[begin Data shown]
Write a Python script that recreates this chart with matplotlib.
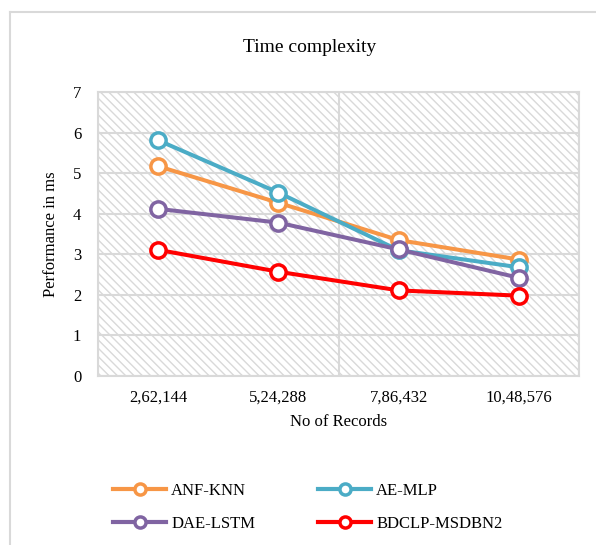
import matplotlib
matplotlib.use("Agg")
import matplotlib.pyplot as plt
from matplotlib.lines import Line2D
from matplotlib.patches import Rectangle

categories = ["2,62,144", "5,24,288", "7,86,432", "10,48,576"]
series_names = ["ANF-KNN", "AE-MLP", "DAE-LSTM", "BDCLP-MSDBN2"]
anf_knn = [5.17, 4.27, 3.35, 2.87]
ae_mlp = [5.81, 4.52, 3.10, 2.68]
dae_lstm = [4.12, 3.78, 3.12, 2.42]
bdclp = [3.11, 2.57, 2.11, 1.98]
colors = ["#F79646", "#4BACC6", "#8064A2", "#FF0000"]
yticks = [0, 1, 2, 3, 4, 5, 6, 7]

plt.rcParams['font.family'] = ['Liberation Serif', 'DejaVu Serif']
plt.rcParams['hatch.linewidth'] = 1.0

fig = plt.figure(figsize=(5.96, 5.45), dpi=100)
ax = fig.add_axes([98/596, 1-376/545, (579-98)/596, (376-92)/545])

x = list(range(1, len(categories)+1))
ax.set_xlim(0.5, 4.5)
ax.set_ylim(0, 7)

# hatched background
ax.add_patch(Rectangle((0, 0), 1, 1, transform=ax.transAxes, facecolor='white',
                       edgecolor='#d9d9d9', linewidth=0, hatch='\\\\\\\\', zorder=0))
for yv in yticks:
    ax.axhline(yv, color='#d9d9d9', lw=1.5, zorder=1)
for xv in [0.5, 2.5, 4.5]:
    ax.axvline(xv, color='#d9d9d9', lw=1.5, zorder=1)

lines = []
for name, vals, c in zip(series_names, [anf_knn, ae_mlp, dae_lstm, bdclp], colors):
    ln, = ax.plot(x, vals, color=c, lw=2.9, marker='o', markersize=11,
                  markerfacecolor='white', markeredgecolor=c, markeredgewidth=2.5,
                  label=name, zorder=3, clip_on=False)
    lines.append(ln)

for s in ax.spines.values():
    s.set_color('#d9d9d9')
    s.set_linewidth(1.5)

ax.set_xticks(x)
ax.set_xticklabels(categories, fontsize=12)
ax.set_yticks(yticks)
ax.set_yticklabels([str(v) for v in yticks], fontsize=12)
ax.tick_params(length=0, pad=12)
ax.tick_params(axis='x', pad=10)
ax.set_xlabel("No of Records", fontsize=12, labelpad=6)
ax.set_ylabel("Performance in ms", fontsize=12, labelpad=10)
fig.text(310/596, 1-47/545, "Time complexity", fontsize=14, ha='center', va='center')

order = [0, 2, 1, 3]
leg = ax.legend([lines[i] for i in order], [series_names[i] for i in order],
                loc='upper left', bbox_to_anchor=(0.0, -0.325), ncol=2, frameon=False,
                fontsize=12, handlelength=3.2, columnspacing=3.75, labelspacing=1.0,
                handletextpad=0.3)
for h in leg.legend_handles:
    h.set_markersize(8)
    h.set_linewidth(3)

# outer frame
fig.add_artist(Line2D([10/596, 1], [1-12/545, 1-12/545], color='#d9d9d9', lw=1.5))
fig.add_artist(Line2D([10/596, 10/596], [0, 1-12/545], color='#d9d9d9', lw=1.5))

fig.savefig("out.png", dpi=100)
[end Data shown]
[begin Data shown]
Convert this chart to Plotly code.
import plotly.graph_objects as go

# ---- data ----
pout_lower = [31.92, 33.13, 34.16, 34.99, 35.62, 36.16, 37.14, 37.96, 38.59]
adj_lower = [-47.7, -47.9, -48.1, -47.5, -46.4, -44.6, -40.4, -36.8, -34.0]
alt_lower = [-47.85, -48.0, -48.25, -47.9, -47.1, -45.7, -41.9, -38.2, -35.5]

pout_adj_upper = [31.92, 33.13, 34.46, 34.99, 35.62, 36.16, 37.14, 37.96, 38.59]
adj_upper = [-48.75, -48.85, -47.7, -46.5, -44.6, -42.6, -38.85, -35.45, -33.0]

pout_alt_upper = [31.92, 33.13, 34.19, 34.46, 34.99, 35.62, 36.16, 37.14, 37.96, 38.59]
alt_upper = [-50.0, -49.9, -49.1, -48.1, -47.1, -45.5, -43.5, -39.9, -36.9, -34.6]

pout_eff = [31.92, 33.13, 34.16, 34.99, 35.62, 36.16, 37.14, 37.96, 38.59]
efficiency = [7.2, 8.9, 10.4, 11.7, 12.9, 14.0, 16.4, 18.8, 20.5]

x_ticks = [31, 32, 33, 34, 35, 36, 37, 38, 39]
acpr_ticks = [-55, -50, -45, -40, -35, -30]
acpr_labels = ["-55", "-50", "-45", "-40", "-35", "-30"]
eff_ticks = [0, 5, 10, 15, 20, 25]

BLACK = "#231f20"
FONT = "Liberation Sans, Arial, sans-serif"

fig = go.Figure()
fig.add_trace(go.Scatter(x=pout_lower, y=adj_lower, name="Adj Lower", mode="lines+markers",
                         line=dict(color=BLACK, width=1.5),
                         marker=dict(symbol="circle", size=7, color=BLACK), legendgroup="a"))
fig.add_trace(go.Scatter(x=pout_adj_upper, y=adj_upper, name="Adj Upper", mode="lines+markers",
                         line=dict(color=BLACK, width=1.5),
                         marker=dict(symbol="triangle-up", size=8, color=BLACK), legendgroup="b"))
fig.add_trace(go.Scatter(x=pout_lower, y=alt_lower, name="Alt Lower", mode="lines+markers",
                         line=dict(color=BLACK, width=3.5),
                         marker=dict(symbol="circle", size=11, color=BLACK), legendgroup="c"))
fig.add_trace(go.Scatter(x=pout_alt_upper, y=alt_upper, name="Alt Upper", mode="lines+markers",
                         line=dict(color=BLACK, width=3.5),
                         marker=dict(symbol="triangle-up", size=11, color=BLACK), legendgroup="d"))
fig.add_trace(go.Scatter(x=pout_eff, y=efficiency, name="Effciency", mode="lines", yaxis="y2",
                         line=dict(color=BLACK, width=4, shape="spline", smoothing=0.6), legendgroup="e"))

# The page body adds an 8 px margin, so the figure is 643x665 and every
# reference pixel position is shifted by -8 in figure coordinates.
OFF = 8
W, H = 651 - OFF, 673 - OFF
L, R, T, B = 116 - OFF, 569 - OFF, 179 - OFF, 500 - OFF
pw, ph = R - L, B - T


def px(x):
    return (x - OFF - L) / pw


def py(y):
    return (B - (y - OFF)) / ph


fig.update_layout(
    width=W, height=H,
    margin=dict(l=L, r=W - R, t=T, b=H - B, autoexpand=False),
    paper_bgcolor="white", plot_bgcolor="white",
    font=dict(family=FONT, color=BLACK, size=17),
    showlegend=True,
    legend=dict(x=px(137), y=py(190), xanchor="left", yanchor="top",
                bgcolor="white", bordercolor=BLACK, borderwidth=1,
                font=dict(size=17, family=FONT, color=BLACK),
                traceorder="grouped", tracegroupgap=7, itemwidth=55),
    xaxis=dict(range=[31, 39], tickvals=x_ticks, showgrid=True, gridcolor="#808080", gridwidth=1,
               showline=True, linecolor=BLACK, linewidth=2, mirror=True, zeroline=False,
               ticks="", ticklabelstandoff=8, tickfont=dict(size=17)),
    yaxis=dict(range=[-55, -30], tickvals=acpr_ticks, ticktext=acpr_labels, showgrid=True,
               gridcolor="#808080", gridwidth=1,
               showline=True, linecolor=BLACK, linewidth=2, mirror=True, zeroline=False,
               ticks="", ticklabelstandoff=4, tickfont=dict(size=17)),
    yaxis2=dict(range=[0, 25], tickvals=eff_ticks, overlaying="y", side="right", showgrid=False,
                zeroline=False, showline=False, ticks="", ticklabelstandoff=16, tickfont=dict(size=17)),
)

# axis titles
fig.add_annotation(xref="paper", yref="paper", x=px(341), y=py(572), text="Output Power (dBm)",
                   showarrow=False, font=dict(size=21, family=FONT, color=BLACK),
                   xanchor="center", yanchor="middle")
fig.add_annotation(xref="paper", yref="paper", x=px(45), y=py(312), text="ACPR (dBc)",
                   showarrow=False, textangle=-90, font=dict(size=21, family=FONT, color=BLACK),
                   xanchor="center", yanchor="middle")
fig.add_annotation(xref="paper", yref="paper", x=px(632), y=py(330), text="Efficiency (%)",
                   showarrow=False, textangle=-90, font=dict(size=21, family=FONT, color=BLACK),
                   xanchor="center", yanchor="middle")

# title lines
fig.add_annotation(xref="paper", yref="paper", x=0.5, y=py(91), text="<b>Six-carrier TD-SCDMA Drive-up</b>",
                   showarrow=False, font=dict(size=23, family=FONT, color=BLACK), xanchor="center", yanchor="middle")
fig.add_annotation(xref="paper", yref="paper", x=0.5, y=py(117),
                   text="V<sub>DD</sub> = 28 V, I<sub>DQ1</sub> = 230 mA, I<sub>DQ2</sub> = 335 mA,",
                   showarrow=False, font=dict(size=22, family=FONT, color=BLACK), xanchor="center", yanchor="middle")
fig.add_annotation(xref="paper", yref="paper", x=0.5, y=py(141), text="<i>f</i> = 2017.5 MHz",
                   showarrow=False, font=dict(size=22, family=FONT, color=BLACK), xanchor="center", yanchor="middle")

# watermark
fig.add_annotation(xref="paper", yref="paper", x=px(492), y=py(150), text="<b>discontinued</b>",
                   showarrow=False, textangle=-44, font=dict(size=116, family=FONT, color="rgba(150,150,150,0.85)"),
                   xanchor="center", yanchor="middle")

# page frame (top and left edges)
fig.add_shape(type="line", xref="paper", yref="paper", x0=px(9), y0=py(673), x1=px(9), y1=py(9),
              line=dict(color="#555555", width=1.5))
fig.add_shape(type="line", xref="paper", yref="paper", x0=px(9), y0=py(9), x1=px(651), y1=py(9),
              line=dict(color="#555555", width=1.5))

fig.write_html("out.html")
[end Data shown]
▸ **Exercise brief**
Copy out every line of the listing that contains the string "matplotlib".

▸ **In response**
Write a Python script that recreates this chart with matplotlib.
import matplotlib
matplotlib.use("Agg")
import matplotlib.pyplot as plt
from matplotlib.lines import Line2D
from matplotlib.patches import Rectangle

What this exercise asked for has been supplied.